The Moscow-appointed governor of Crimea Sergei Aksyonov said last month that Russia was strengthening fortifications on the peninsula in the wake of recent attacks.

The governors of two Russian regions bordering Ukraine have said they inspected the construction of defence lines days after Ukrainian drones struck key military airfields. 

In the latest incident over Crimea on Thursday, Russia said it had shot down a drone over the Black Sea near Sevastopol, the largest city on the Crimean peninsula that hosts a key Russian naval base.

“As per usual our military carried out its work well,” said the governor of the Sevastopol administrative region, Mikhail Razvozhayev. 

The peninsula was annexed by Russia in 2014 after a so-called referendum that Ukraine and the West never recognised.

The Russian military used Crimea as one of its lauching pads for its military intervention in Ukraine on February 24 and it has been regularly attacked by drones.

 

‘Spies’ detained 

 

There have been several explosions at or near Russian military installations in Crimea since February, including a coordinated drone attack on a key Russian naval port at Sevastopol. 

In October, the Kerch bridge linking the peninsula to the Russian mainland was partially destroyed in an attack that Moscow attributed to Ukraine. 

The shooting down of the drone on Thursday came after a series of attacks deep in Russia, including the Engels airfield, a strategic bomber military base, for which Ukraine has not claimed responsibility.

Separately, the Russian security services (FSB) arrested two people accused of spying for Ukraine on Crimea and accused them of “treason”, the agency’s press service said Thursday. 

The FSB “halted the illegal activities of two Russian citizens suspected of committing high treason in the form of spying in the interests of the Security Service of Ukraine”, it said in a statement.

One of those detained is “a supporter of Ukrainian nationalist ideology and was recruited by the Ukrainian secret services in 2016”, the statement said.

He is suspected of “transferring data on the location of Russia’s defence ministry facilities to a foreign security agency, which could be used against Russia’s security”. 

 

‘Significant’ 

power deficit 

 

In moves similar to the 2014 Crimean “referendum”, Russia in September claimed to annex four Ukrainian regions, Donetsk, Lugansk, Zaporizhzhia and Kherson, even if it never fully controlled them.

Faced with a series of humiliating defeats that included a retreat from Kherson, the only regional capital it held, Russia turned to pummelling Ukraine’s energy grid.

On Wednesday the country’s energy system was still reeling from a “significant deficit of electricity”, Ukrainian energy operator Ukrenergo said. 
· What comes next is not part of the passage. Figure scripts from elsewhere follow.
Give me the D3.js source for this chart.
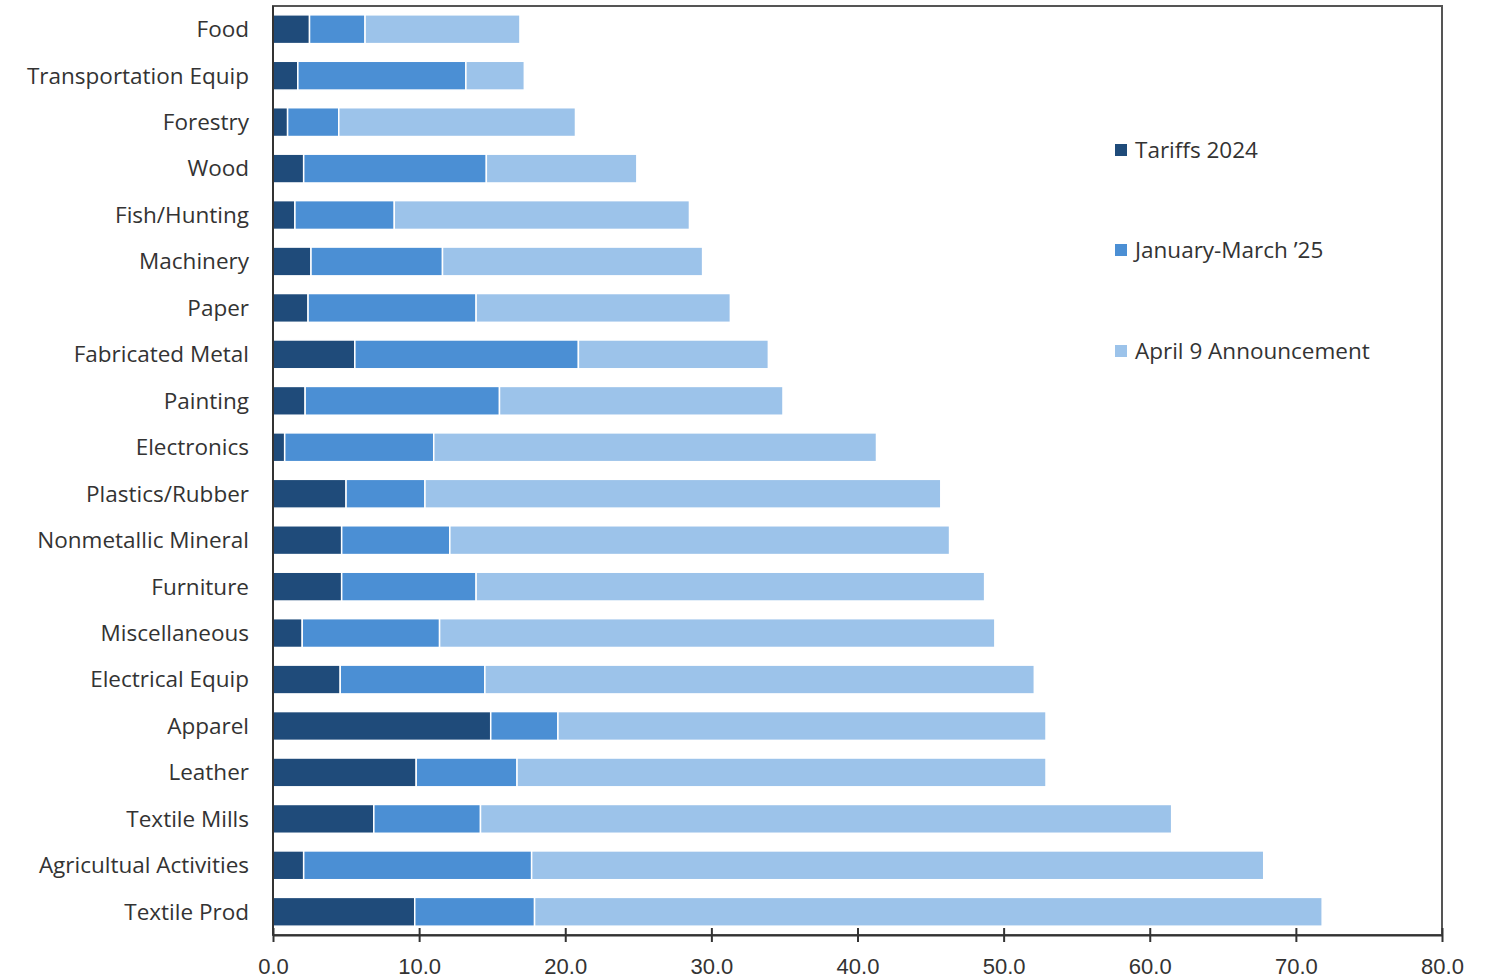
<!DOCTYPE html>
<html>
<head>
<meta charset="utf-8">
<script src="https://cdn.jsdelivr.net/npm/d3@7"></script>
<style>
  body { margin: 0; background: #fff; }
  svg { font-family: 'Open Sans', sans-serif; }
  .cat-label { font-size: 22.5px; fill: #333; }
  .tick-label { font-size: 22px; fill: #333; }
  .legend-label { font-size: 22.5px; fill: #333; }
  .frame { fill: none; stroke: #555; stroke-width: 2; }
  .axis { stroke: #333; stroke-width: 2; }
</style>
</head>
<body>
<div id="graph-container"></div>
<script>
const width = 1489;
const height = 979;
const margins = {top: 6, right: 47, bottom: 44, left: 273};

// categories, top to bottom
const categories = [
  'Food', 'Transportation Equip', 'Forestry', 'Wood', 'Fish/Hunting',
  'Machinery', 'Paper', 'Fabricated Metal', 'Painting', 'Electronics',
  'Plastics/Rubber', 'Nonmetallic Mineral', 'Furniture', 'Miscellaneous',
  'Electrical Equip', 'Apparel', 'Leather', 'Textile Mills',
  'Agricultual Activities', 'Textile Prod'
];

// segment lengths (stacked)
const tariffs2024 = [2.5, 1.7, 1.0, 2.1, 1.5, 2.6, 2.4, 5.6, 2.2, 0.8,
                     5.0, 4.7, 4.7, 2.0, 4.6, 14.9, 9.8, 6.9, 2.1, 9.7];
const janMar25 = [3.8, 11.5, 3.5, 12.5, 6.8, 9.0, 11.5, 15.3, 13.3, 10.2,
                  5.4, 7.4, 9.2, 9.4, 9.9, 4.6, 6.9, 7.3, 15.6, 8.2];
const april9 = [10.6, 4.0, 16.2, 10.3, 20.2, 17.8, 17.4, 13.0, 19.4, 30.3,
                35.3, 34.2, 34.8, 38.0, 37.6, 33.4, 36.2, 47.3, 50.1, 53.9];

const seriesNames = ['Tariffs 2024', 'January-March \u201925', 'April 9 Announcement'];
const seriesKeys = ['t2024', 'jm25', 'a9'];
const seriesColors = ['#1f4b7a', '#4b8fd4', '#9cc3ea'];
const xTicks = [0, 10, 20, 30, 40, 50, 60, 70, 80];

const rows = categories.map((c, i) => ({
  cat: c, t2024: tariffs2024[i], jm25: janMar25[i], a9: april9[i]
}));

const svg = d3.select('#graph-container')
              .append('svg')
              .attr('width', width)
              .attr('height', height);

const x = d3.scaleLinear()
            .domain([0, 80])
            .range([margins.left, width - margins.right]);

const y = d3.scaleBand()
            .domain(categories)
            .range([margins.top, height - margins.bottom])
            .paddingInner(0.38)
            .paddingOuter(0.19);

const stacked = d3.stack().keys(seriesKeys)(rows);

// bars
svg.append('g')
   .selectAll('g')
   .data(stacked)
   .join('g')
   .attr('fill', (d, i) => seriesColors[i])
   .selectAll('rect')
   .data(d => d)
   .join('rect')
   .attr('x', d => x(d[0]))
   .attr('y', d => y(d.data.cat))
   .attr('width', d => x(d[1]) - x(d[0]))
   .attr('height', y.bandwidth())
   .attr('stroke', '#fff')
   .attr('stroke-width', 1.5);

// frame around the plot
svg.append('rect')
   .attr('class', 'frame')
   .attr('x', x(0))
   .attr('y', margins.top)
   .attr('width', x(80) - x(0))
   .attr('height', height - margins.bottom - margins.top);

// x axis, ticks cross the line
const xAxis = svg.append('g')
   .attr('transform', `translate(0,${height - margins.bottom})`)
   .call(d3.axisBottom(x).tickValues(xTicks).tickFormat(d3.format('.1f'))
           .tickSizeInner(7).tickSizeOuter(0).tickPadding(16));
xAxis.select('.domain').attr('stroke', '#333').attr('stroke-width', 2);
xAxis.selectAll('.tick line').attr('stroke', '#333').attr('stroke-width', 2).attr('y1', -7);
xAxis.selectAll('.tick text').attr('class', 'tick-label').attr('font-size', null).attr('font-family', null);

// left axis line
svg.append('line')
   .attr('class', 'axis')
   .attr('x1', x(0)).attr('x2', x(0))
   .attr('y1', margins.top).attr('y2', height - margins.bottom);

// category labels
svg.append('g')
   .selectAll('text')
   .data(categories)
   .join('text')
   .attr('class', 'cat-label')
   .attr('x', 249)
   .attr('y', d => y(d) + y.bandwidth() / 2)
   .attr('dy', '0.35em')
   .attr('text-anchor', 'end')
   .text(d => d);

// legend
const legendY = [150, 250, 351];
const legend = svg.append('g')
   .selectAll('g')
   .data(seriesNames)
   .join('g')
   .attr('transform', (d, i) => `translate(1115,${legendY[i]})`);
legend.append('rect')
      .attr('x', 0).attr('y', -6)
      .attr('width', 12).attr('height', 12)
      .attr('fill', (d, i) => seriesColors[i]);
legend.append('text')
      .attr('class', 'legend-label')
      .attr('x', 20)
      .attr('dy', '0.35em')
      .text(d => d);
</script>
</body>
</html>
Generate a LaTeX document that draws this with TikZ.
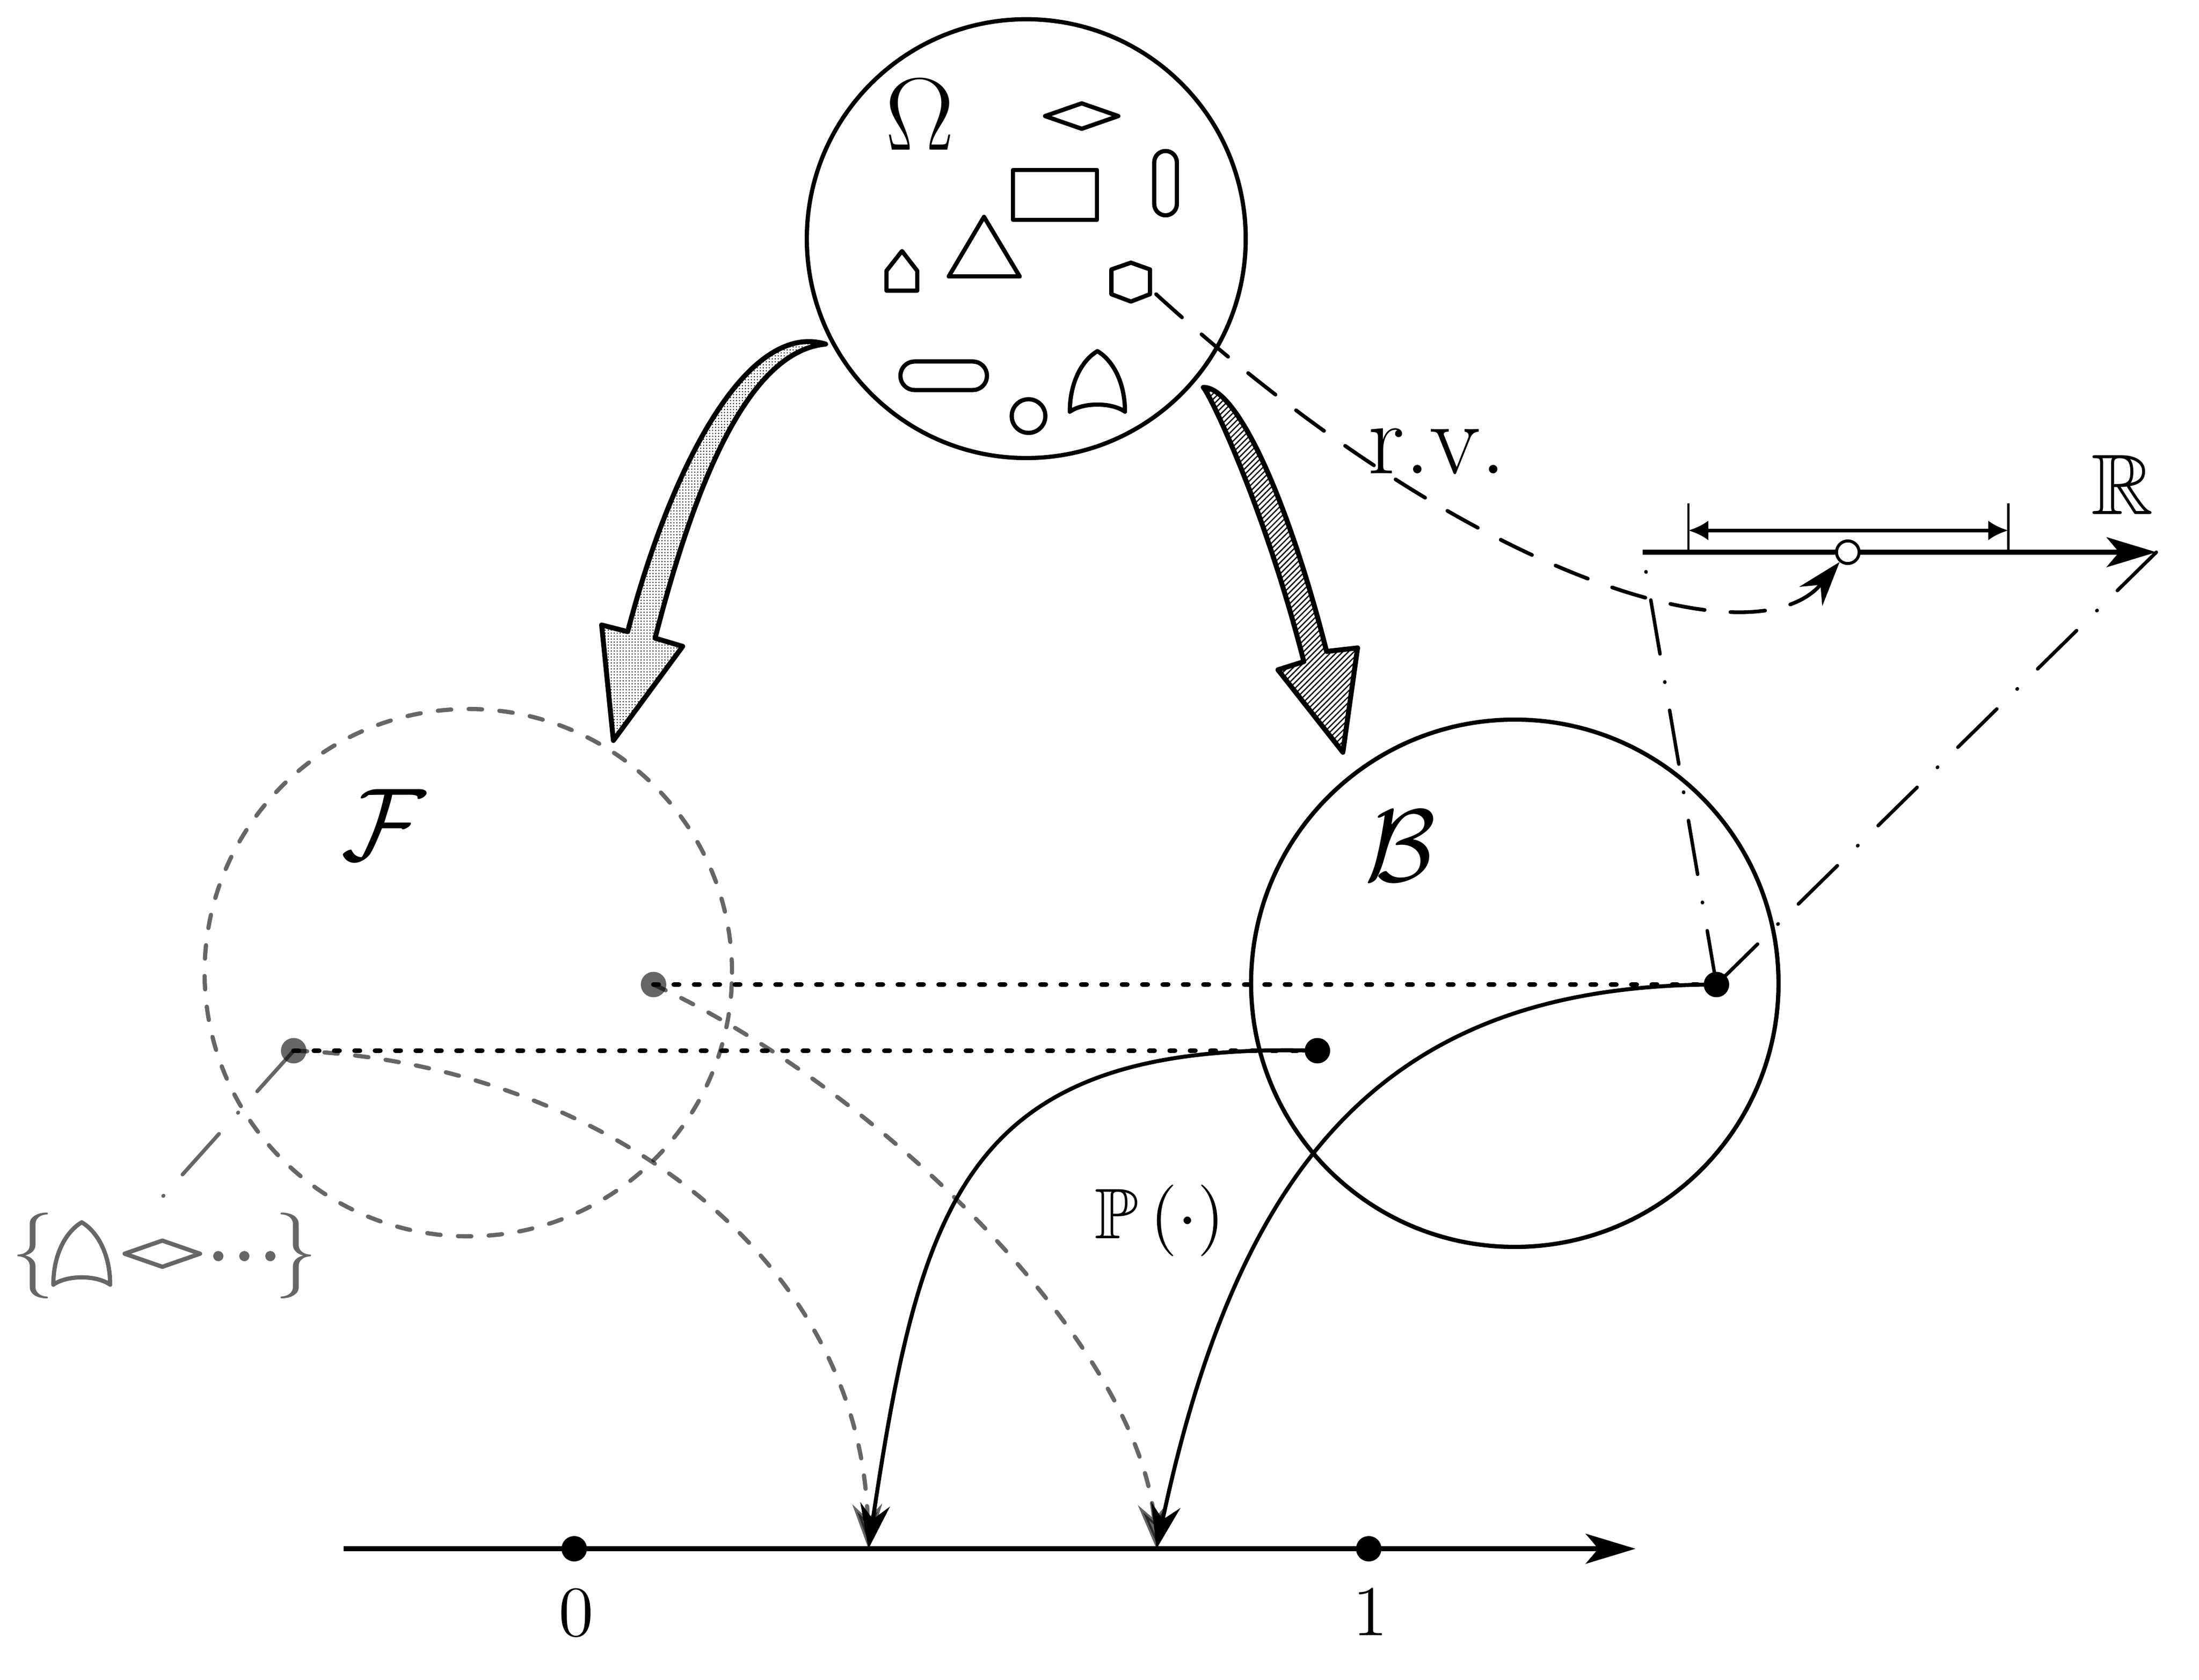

“The situation is complicated by weather conditions: In many regions in the west of the country, frost, rain with snow and strong gusts of wind cause icing of wires and their damage,” the company said.

Putin on Thursday vowed to continue attacking Ukrainian energy systems despite global criticism of strikes that have left millions without electricity and water as winter approaches.

Eleven Ukrainian civilians died and eight were injured on Wednesday, according to the the deputy head of the presidency Kyrylo Tymoshenko.

Meanwhile on Thursday the Kremlin said Time magazine’s decision to name Ukraine President Volodymyr Zelensky as “Person of the Year” reflected “Russophobic” trends in Western countries.

The comments came after Zelensky was ranked “Person of the Year” by the magazine on Wednesday and the “Most Influential” person in Europe by Politico on Thursday.

Zelensky thanked Politico for the award, accepting it on behalf of the Ukrainian people who “faced the threat of losing everything and found strength”.